### TASK
Reproduce nothing but the lines from the start of the material through the line that includes "from matplotlib.ticker import", both ends included, and omit every picture.

---- DATA EXTRACT

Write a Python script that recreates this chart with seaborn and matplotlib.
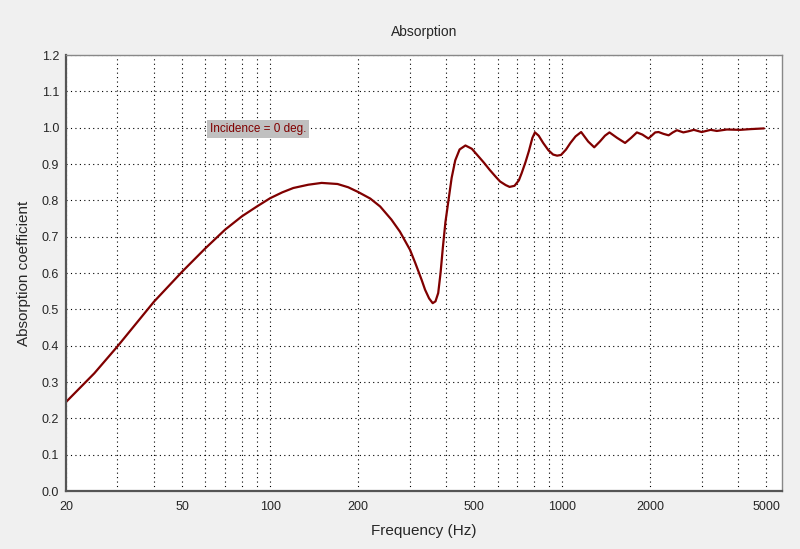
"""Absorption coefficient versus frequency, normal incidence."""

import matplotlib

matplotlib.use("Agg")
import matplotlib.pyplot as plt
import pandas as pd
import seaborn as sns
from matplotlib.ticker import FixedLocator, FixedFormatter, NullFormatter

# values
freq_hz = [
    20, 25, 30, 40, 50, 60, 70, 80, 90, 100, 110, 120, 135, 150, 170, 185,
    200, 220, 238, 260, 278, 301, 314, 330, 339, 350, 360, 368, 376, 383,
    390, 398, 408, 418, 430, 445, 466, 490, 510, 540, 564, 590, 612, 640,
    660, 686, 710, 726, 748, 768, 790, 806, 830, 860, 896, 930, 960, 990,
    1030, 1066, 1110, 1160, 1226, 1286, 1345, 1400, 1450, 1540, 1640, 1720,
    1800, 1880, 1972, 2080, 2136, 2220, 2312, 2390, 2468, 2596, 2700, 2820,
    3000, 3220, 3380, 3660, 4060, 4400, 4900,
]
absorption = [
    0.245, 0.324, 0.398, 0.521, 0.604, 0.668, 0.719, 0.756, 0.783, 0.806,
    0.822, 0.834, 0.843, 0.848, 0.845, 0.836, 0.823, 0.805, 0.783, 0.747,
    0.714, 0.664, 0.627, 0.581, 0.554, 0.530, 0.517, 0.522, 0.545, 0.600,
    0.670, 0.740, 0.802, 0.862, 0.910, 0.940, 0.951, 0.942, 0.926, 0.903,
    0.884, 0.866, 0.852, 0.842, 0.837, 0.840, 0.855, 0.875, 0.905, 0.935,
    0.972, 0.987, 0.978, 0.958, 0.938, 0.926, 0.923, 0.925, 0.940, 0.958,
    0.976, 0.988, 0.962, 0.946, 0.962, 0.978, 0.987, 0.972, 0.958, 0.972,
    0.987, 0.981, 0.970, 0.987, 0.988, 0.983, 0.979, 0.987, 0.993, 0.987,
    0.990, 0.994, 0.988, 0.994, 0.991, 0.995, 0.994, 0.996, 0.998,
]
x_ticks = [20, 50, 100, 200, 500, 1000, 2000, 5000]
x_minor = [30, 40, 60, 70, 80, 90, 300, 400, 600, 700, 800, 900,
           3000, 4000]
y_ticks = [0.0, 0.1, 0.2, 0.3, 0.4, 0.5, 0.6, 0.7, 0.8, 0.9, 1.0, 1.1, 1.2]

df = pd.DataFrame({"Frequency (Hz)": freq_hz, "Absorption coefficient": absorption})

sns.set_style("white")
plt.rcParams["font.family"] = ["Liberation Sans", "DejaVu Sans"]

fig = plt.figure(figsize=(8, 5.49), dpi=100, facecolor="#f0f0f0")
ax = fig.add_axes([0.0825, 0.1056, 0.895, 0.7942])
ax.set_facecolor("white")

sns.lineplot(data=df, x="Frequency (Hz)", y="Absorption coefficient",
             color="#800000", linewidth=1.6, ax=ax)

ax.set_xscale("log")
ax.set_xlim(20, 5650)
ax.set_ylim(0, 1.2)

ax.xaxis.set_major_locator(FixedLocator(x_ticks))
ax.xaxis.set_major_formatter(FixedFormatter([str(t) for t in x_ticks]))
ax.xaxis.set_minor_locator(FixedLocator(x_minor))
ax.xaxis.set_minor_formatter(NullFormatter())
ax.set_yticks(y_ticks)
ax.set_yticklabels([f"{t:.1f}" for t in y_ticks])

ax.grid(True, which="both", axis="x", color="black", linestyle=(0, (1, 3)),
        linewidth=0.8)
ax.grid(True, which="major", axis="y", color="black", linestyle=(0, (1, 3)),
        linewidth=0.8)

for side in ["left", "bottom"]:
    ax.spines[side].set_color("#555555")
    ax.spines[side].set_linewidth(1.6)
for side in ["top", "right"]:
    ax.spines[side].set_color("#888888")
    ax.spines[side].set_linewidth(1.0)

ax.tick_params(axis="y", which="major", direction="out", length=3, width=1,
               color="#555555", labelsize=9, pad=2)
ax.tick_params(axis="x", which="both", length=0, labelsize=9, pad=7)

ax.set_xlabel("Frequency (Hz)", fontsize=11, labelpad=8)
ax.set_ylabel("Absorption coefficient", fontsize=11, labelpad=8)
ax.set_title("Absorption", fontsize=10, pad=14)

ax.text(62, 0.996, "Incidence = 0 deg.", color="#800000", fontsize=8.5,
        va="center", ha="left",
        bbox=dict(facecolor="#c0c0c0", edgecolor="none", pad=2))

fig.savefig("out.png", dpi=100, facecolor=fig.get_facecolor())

--------

### RESPONSE FOR THIS EXERCISE
Write a Python script that recreates this chart with seaborn and matplotlib.
"""Absorption coefficient versus frequency, normal incidence."""

import matplotlib

matplotlib.use("Agg")
import matplotlib.pyplot as plt
import pandas as pd
import seaborn as sns
from matplotlib.ticker import FixedLocator, FixedFormatter, NullFormatter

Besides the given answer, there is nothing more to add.